A new study reveals that 70 per cent of women diagnosed with a common type of early stage breast cancer can skip chemotherapy in their treatment.
The ground-breaking research was presented at the American Society of Clinical Oncology in Chicago on Sunday.
A decade-long study revealed that women who take a cancer recurrence gene test and yield results of low or intermediate risk of cancer recurrence – which effects more than 85,000 women a year – can forego chemotherapy altogether, according to CNN.
New research reveals that women who score low to intermediate (0 to 25) on a breast cancer recurrence test can be sparred chemotherapy, according to new study shared Sunday

Previously only women who scored between 0 to 10 were exempt The ground-breaking decade-long study was shared American Society of Clinical Oncology in Chicago on Sunday
‘I’m delighted. I’ve been worried for a long time about unnecessary treatment for cancer, and unnecessary side effects from chemotherapy,’ Dr. Otis Brawley, the chief medical and scientific officer for the American Cancer Society who was not part of the study, said.
‘Now with these genomic tests, we are finding that we have multiple types of breast cancer, perhaps several dozen and we are being able to tailor our therapies to the type of breast cancer every woman has,’ Brawley added.
The results are a part of the largest breast cancer treatment trial ever conducted, according to the Washington Post.
The trail started in 2006 enrolled more than 10,000 women in the US and five other countries diagnosed with early-stage breast cancer and followed their progress through post-surgery treatment.
‘We have been waiting for these results for years. They are going to change treatment and remove uncertainty for women making decisions,’ Allison Kurian, an oncologist at Stanford University who was not involved in the trial said.
The findings were published in the New England Journal of Medicine.
Breast cancer is the most common cancer to affect women across the globe.

The research will affect more than 85,000 women who fall into the low and intermediate breast cancer recurrence demographic each year
The new research affects women who are estrogen-sensitive, test negative for HER2 and have early stage tumors below five centimeters that have not spread to lymph nodes.
They also have a score between 11 and 25 on the Oncotype DX Breast Recurrence Score test, a test that measures cancer recurrence.
‘What that test does is look at 21 different genes to see if each is turned on or off and then if it is over-expressed or not. So we have two yes-no answers for each gene. It looks at all 21 of those answers and gives that cancer a recurrent score between 0 and 100,’ Brawley said to CNN.
Previously, only women with scores between 0 to 10 could skip chemotherapy.
The new research now exempts women with scores between 11 to 25 from chemotherapy as well, unless they are premenopausal.

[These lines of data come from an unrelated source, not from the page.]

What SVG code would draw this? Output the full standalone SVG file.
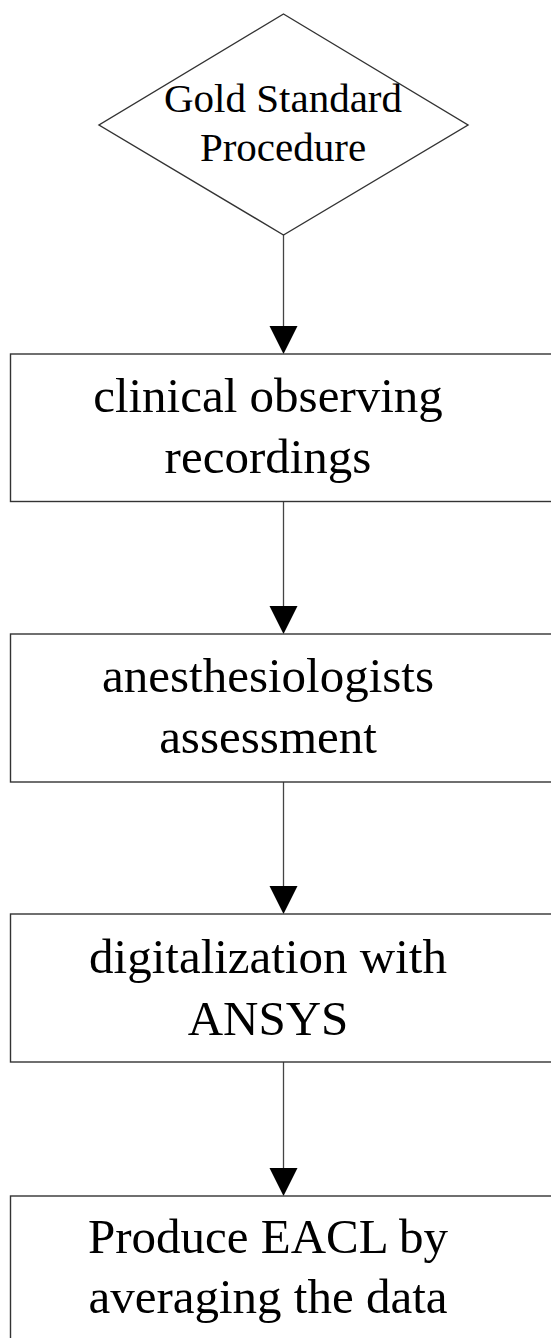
<svg xmlns="http://www.w3.org/2000/svg" width="551" height="1338" viewBox="0 0 551 1338">
  <style>
    .shape { fill: #ffffff; stroke: #333333; stroke-width: 1.4; }
    .label { font-family: "Liberation Serif", "Times New Roman", serif; fill: #000000; text-anchor: middle; }
    .big { font-size: 49px; }
    .small { font-size: 41px; }
    .wire { stroke: #444444; stroke-width: 1.3; fill: none; }
    .head { fill: #000000; }
  </style>
  <rect width="551" height="1338" fill="#ffffff"/>

  <!-- connectors -->
  <g id="connectors">
    <line class="wire" x1="283.5" y1="235" x2="283.5" y2="330"/>
    <polygon class="head" points="269.5,326 297.5,326 283.5,354"/>
    <line class="wire" x1="283.5" y1="501.5" x2="283.5" y2="610"/>
    <polygon class="head" points="269.5,606 297.5,606 283.5,634"/>
    <line class="wire" x1="283.5" y1="782" x2="283.5" y2="890"/>
    <polygon class="head" points="269.5,886 297.5,886 283.5,914"/>
    <line class="wire" x1="283.5" y1="1062" x2="283.5" y2="1172"/>
    <polygon class="head" points="269.5,1168 297.5,1168 283.5,1196"/>
  </g>

  <!-- start decision -->
  <g id="gold-standard">
    <polygon class="shape" points="283.5,14 468,125 283.5,235 99,125" stroke-width="1.1"/>
    <text class="label small" x="283" y="112">Gold Standard</text>
    <text class="label small" x="283" y="161">Procedure</text>
  </g>

  <g id="clinical-observing">
    <rect class="shape" x="10.5" y="354" width="560" height="147.5"/>
    <text class="label big" x="268" y="412">clinical observing</text>
    <text class="label big" x="268" y="473">recordings</text>
  </g>

  <g id="anesthesiologists">
    <rect class="shape" x="10.5" y="634" width="560" height="148"/>
    <text class="label big" x="268" y="692">anesthesiologists</text>
    <text class="label big" x="268" y="753">assessment</text>
  </g>

  <g id="digitalization">
    <rect class="shape" x="10.5" y="914" width="560" height="148"/>
    <text class="label big" x="268" y="973">digitalization with</text>
    <text class="label big" x="268" y="1035">ANSYS</text>
  </g>

  <g id="produce-eacl">
    <rect class="shape" x="10.5" y="1196" width="560" height="160"/>
    <text class="label big" x="268" y="1253">Produce EACL by</text>
    <text class="label big" x="268" y="1313">averaging the data</text>
  </g>
</svg>
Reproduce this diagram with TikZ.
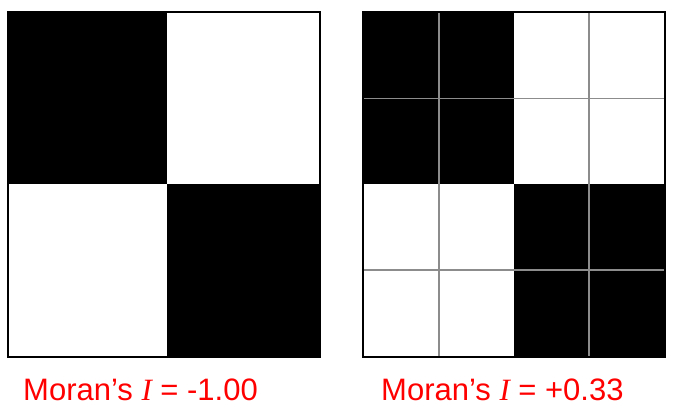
\documentclass[tikz,border=0pt]{standalone}
\usepackage{fontspec}
\setmainfont{Liberation Sans}
\newfontfamily\serifit{Liberation Serif}
\definecolor{gridgray}{RGB}{140,140,140}
\definecolor{capred}{RGB}{255,0,0}
\begin{document}
\begin{tikzpicture}[x=1pt,y=-1pt,
  cellblack/.style={fill=black},
  frame/.style={draw=black,line width=2pt},
  gridline/.style={draw=gridgray,line width=1.4pt},
  caption/.style={anchor=base west,inner sep=0pt,text=capred,font=\fontsize{31}{36}\selectfont}]
\useasboundingbox (0,0) rectangle (680,420);
% left pattern
\fill[cellblack] (7.5,12.5) rectangle (166.7,184);
\fill[cellblack] (166.7,184) rectangle (320,357);
\draw[frame] (7.5,12.5) rectangle (320,357);
% right pattern
\fill[cellblack] (363,12.5) rectangle (514,184);
\fill[cellblack] (514,184) rectangle (665,357);
\draw[gridline] (439,12.5) -- (439,357);
\draw[gridline] (589,12.5) -- (589,357);
\draw[gridline] (363,98.7) -- (665,98.7);
\draw[gridline] (363,270) -- (665,270);
\draw[frame] (363,12.5) rectangle (665,357);
% captions
\node[caption] (capL) at (23,400) {Moran’s {\serifit\itshape I} = -1.00};
\node[caption] (capR) at (381,400) {Moran’s {\serifit\itshape I} = +0.33};
\end{tikzpicture}
\end{document}
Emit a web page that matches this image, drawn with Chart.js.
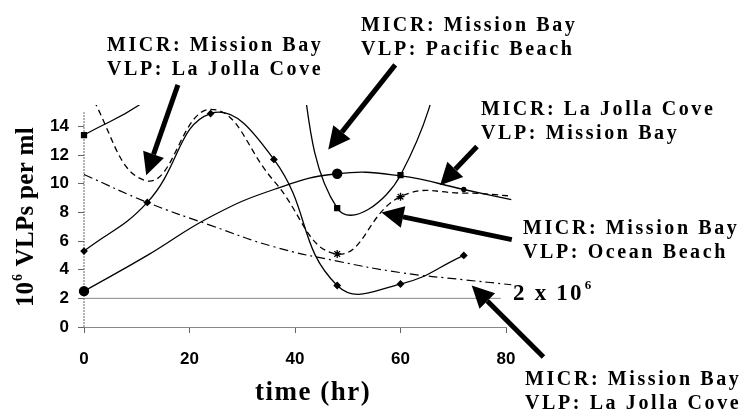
<!DOCTYPE html>
<html>
<head>
<meta charset="utf-8">
<script src="https://cdn.jsdelivr.net/npm/chart.js@4/dist/chart.umd.min.js"></script>
<style>
  html, body { margin: 0; padding: 0; background: #fff; }
</style>
</head>
<body>
<canvas id="chart" width="746" height="409"></canvas>
<script>
// Sampling times (hr)
const times = [0, 12, 24, 36, 48, 60, 72];
const timesLong = [0, 12, 24, 36, 48, 60, 72, 81];

// 10^6 VLPs per ml (values above 15.5 run off the top)
const squareSeries = [13.4, 15.9, 20, 24, 8.3, 10.6, 25];
const circleSeries = [2.5, 5.0, 7.7, 9.6, 10.7, 10.55, 9.6, 8.9];
const diamondSeries = [5.3, 8.7, 14.9, 11.7, 2.9, 3.0, 5.0];
const starSeries = [17.0, 10.2, 15.2, 10.2, 5.1, 9.1, 9.35, 9.15];
const dashDotSeries = [10.65, 8.7, 7.1, 5.6, 4.6, 3.8, 3.3, 2.95];

// reference line at 2 x 10^6
const refLevel = 2;
const refSpan = [0, 79];

// axis ticks
const xTicks = [0, 20, 40, 60, 80];
const yTicks = [0, 2, 4, 6, 8, 10, 12, 14];

// text notes (pixel layout) and arrows (data coords)
const notes = [
  { lines: ['MICR: Mission Bay', 'VLP: La Jolla Cove'], x: 107, y: 51 },
  { lines: ['MICR: Mission Bay', 'VLP: Pacific Beach'], x: 361, y: 31 },
  { lines: ['MICR: La Jolla Cove', 'VLP: Mission Bay'], x: 481, y: 115 },
  { lines: ['MICR: Mission Bay', 'VLP: Ocean Beach'], x: 523, y: 234 },
  { lines: ['MICR: Mission Bay', 'VLP: La Jolla Cove'], x: 525, y: 385 }
];
const arrows = [
  { from: [17.8, 16.9], to: [11.8, 10.6] },
  { from: [59, 18.3], to: [46.3, 12.4] },
  { from: [74.5, 12.6], to: [67.5, 9.9] },
  { from: [81.1, 6.1], to: [56.4, 8.0] },
  { from: [87.1, -2.1], to: [73.5, 2.9] }
];

const toXY = (xs, ys) => ys.map((y, i) => ({ x: xs[i], y: y }));
const serif = '"Liberation Serif", "Times New Roman", serif';

function spaced(ctx, text, x, y, sp) {
  for (const ch of text) {
    ctx.fillText(ch, x, y);
    x += ctx.measureText(ch).width + sp;
  }
  return x;
}

const clipBox = { left: 8, top: 0, right: 8, bottom: 8 };
const base = {
  borderColor: '#000', backgroundColor: '#000', borderWidth: 1.3,
  tension: 0.45, fill: false, clip: clipBox
};

const overlay = {
  id: 'overlay',
  beforeDatasetsDraw(chart) {
    const ctx = chart.ctx, x = chart.scales.x, y = chart.scales.y;
    ctx.save();
    ctx.strokeStyle = '#666';
    ctx.lineWidth = 1;
    ctx.setLineDash([2, 1]);
    ctx.beginPath();
    ctx.moveTo(x.getPixelForValue(0), y.getPixelForValue(0));
    ctx.lineTo(x.getPixelForValue(0), y.getPixelForValue(15));
    ctx.stroke();
    ctx.restore();
  },
  afterDatasetsDraw(chart) {
    const ctx = chart.ctx, sx = chart.scales.x, sy = chart.scales.y;
    ctx.save();
    ctx.fillStyle = '#000';
    ctx.strokeStyle = '#000';

    // arrows
    arrows.forEach(a => {
      const x0 = sx.getPixelForValue(a.from[0]), y0 = sy.getPixelForValue(a.from[1]);
      const x1 = sx.getPixelForValue(a.to[0]), y1 = sy.getPixelForValue(a.to[1]);
      const ang = Math.atan2(y1 - y0, x1 - x0);
      const headLen = 22, headW = 11;
      const bx = x1 - headLen * Math.cos(ang), by = y1 - headLen * Math.sin(ang);
      ctx.lineWidth = 5;
      ctx.beginPath();
      ctx.moveTo(x0, y0);
      ctx.lineTo(bx, by);
      ctx.stroke();
      ctx.beginPath();
      ctx.moveTo(x1, y1);
      ctx.lineTo(bx + headW * Math.sin(ang), by - headW * Math.cos(ang));
      ctx.lineTo(bx - headW * Math.sin(ang), by + headW * Math.cos(ang));
      ctx.closePath();
      ctx.fill();
    });

    // notes
    ctx.font = 'bold 20px ' + serif;
    ctx.textAlign = 'left';
    ctx.textBaseline = 'alphabetic';
    notes.forEach(n => {
      n.lines.forEach((t, i) => spaced(ctx, t, n.x, n.y + i * 23.5, 2.6));
    });

    // 2 x 10^6
    ctx.font = 'bold 23px ' + serif;
    let px = spaced(ctx, '2 x 10', 513, 300, 2.2);
    ctx.font = 'bold 13px ' + serif;
    ctx.fillText('6', px + 1, 289);

    // axis titles
    ctx.font = 'bold 27px ' + serif;
    spaced(ctx, 'time (hr)', 255, 400, 1.5);

    ctx.translate(33, 307);
    ctx.rotate(-Math.PI / 2);
    ctx.font = 'bold 25px ' + serif;
    px = spaced(ctx, '10', 0, 0, 0);
    ctx.font = 'bold 14px ' + serif;
    ctx.fillText('6', px + 1, -11);
    px += ctx.measureText('6').width + 2;
    ctx.font = 'bold 25px ' + serif;
    spaced(ctx, ' VLPs per ml', px, 0, 0.3);
    ctx.restore();
  }
};

new Chart(document.getElementById('chart'), {
  type: 'line',
  data: {
    datasets: [
      Object.assign({}, base, {
        data: [{ x: refSpan[0], y: refLevel }, { x: refSpan[1], y: refLevel }],
        borderColor: '#888', borderWidth: 1, tension: 0, pointRadius: 0
      }),
      Object.assign({}, base, {
        data: toXY(times, squareSeries),
        pointStyle: 'rect', pointRadius: 3.5
      }),
      Object.assign({}, base, {
        data: toXY(timesLong, circleSeries),
        pointStyle: 'circle',
        pointRadius: ctx => (ctx.dataIndex === 0 || ctx.dataIndex === 4) ? 4.5 : (ctx.dataIndex === 6 ? 2 : 0)
      }),
      Object.assign({}, base, {
        data: toXY(times, diamondSeries),
        pointStyle: 'rectRot', pointRadius: 3
      }),
      Object.assign({}, base, {
        data: toXY(timesLong, starSeries),
        borderDash: [6, 4], pointStyle: 'star',
        pointRadius: ctx => (ctx.dataIndex === 4 || ctx.dataIndex === 5) ? 4 : 0
      }),
      Object.assign({}, base, {
        data: toXY(timesLong, dashDotSeries),
        borderDash: [9, 4, 2, 4], borderWidth: 1.2, pointRadius: 0
      })
    ]
  },
  options: {
    responsive: false,
    animation: false,
    devicePixelRatio: 1,
    layout: { padding: { left: 0, top: 105, right: 240, bottom: 0 } },
    elements: { line: { capBezierPoints: false }, point: { borderWidth: 1 } },
    plugins: { legend: { display: false }, tooltip: { enabled: false } },
    scales: {
      x: {
        type: 'linear', min: 0, max: 80,
        afterBuildTicks: s => { s.ticks = xTicks.map(v => ({ value: v })); },
        afterFit: s => { s.height = 82; },
        grid: { drawOnChartArea: false, tickLength: 6, color: '#666' },
        border: { color: '#888', width: 1 },
        ticks: { color: '#000', padding: 16, font: { family: '"Liberation Sans", Arial, sans-serif', size: 17, weight: 'bold' } }
      },
      y: {
        type: 'linear', min: 0, max: 15.5,
        afterBuildTicks: s => { s.ticks = yTicks.map(v => ({ value: v })); },
        afterFit: s => { s.width = 84; },
        grid: { drawOnChartArea: false, tickLength: 6, color: '#666' },
        border: { display: false },
        ticks: { color: '#000', padding: 9, font: { family: '"Liberation Sans", Arial, sans-serif', size: 17, weight: 'bold' } }
      }
    }
  },
  plugins: [overlay]
});
</script>
</body>
</html>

The study followed women with intermediate score between 11 to 25 who opted for endocrine (hormone) therapy and others who were treated with endocrine therapy as well as chemotherapy.
After years of follow up, their results were nearly identical with women who received hormone therapy yielding a 93.9 per cent survival rate and those with both therapies a 93.8 per cent survival rate.
‘These findings, showing no benefit from receiving chemotherapy plus hormone therapy for most patients in this intermediate-risk group, will go a long way to support oncologists and patients in decisions about the best course of treatment,’ Dr. Jeffrey Abrams, associate director of the National Cancer Institute’s Cancer Therapy Evaluation Program, said in a statement.